[Begin]

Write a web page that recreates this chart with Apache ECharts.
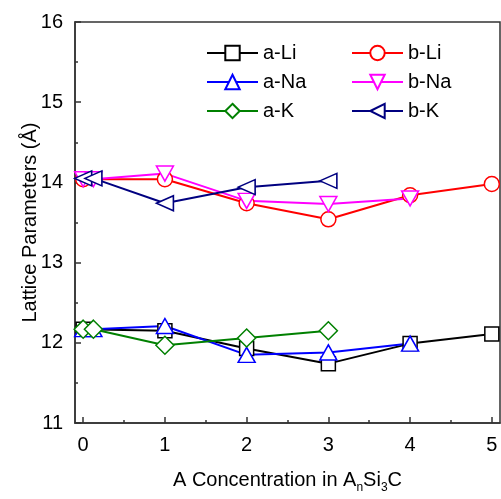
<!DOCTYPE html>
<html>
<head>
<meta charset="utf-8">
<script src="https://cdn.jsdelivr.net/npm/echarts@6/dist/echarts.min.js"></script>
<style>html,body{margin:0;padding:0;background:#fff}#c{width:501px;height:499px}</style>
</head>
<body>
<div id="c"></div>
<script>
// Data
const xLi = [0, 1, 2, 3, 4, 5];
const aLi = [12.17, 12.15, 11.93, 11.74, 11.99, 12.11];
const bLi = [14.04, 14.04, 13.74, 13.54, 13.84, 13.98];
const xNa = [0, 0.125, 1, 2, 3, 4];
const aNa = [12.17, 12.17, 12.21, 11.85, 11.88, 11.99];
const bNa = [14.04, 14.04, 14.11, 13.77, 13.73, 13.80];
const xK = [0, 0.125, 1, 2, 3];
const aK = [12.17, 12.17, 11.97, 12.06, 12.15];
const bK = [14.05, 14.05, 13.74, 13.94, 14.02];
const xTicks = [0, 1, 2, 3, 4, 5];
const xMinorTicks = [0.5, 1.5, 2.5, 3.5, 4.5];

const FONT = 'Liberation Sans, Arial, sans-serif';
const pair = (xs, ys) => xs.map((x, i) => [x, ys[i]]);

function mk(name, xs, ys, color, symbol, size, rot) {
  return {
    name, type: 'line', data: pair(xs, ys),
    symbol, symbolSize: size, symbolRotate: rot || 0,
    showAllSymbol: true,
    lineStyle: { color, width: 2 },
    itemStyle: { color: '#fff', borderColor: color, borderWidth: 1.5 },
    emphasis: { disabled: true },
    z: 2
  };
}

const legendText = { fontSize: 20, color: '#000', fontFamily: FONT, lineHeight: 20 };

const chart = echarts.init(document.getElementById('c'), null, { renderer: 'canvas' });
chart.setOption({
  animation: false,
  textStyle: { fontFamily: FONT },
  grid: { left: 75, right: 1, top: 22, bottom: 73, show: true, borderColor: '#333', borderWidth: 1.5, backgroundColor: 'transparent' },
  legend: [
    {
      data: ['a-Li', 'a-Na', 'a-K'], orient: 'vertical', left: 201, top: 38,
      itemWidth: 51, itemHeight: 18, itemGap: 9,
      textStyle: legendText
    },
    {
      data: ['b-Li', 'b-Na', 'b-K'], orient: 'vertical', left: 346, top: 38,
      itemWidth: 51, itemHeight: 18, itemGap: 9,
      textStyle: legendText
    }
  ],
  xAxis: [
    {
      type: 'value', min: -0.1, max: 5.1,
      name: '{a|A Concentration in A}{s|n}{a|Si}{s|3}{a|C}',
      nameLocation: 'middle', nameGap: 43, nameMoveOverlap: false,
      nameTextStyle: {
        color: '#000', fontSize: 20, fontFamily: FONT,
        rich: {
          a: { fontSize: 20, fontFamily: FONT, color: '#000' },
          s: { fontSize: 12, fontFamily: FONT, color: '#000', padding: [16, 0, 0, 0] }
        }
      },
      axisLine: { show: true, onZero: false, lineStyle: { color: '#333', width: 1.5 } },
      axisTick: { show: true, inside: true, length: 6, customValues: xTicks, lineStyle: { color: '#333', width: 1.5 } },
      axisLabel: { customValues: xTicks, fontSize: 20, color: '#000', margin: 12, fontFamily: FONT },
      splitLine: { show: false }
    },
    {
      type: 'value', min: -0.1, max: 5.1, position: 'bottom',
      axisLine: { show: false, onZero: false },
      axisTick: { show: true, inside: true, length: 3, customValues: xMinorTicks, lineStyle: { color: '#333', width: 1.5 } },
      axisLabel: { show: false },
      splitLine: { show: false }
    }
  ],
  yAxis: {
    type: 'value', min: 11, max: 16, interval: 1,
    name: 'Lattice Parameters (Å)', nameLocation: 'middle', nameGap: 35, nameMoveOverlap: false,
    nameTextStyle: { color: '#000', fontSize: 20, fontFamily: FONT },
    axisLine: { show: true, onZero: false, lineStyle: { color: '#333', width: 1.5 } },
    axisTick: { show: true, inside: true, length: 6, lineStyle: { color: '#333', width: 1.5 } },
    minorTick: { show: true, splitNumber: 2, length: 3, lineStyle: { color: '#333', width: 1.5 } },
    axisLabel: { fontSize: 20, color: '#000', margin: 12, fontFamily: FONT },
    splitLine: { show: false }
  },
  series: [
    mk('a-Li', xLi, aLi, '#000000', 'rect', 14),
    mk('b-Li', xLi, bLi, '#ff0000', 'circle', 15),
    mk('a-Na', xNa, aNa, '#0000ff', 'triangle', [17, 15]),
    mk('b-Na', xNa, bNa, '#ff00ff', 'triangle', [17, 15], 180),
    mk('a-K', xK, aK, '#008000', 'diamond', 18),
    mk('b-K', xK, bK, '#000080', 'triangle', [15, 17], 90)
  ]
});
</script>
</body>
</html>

[End]

What you should do: Only the lines from the top of the data through the line with "const xMinorTicks = [0.5, 1.5, 2.5, 3.5, 4.5];" should be quoted, exactly and with both ends kept; skip the pictures.

Solution for this exercise:
Write a web page that recreates this chart with Apache ECharts.
<!DOCTYPE html>
<html>
<head>
<meta charset="utf-8">
<script src="https://cdn.jsdelivr.net/npm/echarts@6/dist/echarts.min.js"></script>
<style>html,body{margin:0;padding:0;background:#fff}#c{width:501px;height:499px}</style>
</head>
<body>
<div id="c"></div>
<script>
// Data
const xLi = [0, 1, 2, 3, 4, 5];
const aLi = [12.17, 12.15, 11.93, 11.74, 11.99, 12.11];
const bLi = [14.04, 14.04, 13.74, 13.54, 13.84, 13.98];
const xNa = [0, 0.125, 1, 2, 3, 4];
const aNa = [12.17, 12.17, 12.21, 11.85, 11.88, 11.99];
const bNa = [14.04, 14.04, 14.11, 13.77, 13.73, 13.80];
const xK = [0, 0.125, 1, 2, 3];
const aK = [12.17, 12.17, 11.97, 12.06, 12.15];
const bK = [14.05, 14.05, 13.74, 13.94, 14.02];
const xTicks = [0, 1, 2, 3, 4, 5];
const xMinorTicks = [0.5, 1.5, 2.5, 3.5, 4.5];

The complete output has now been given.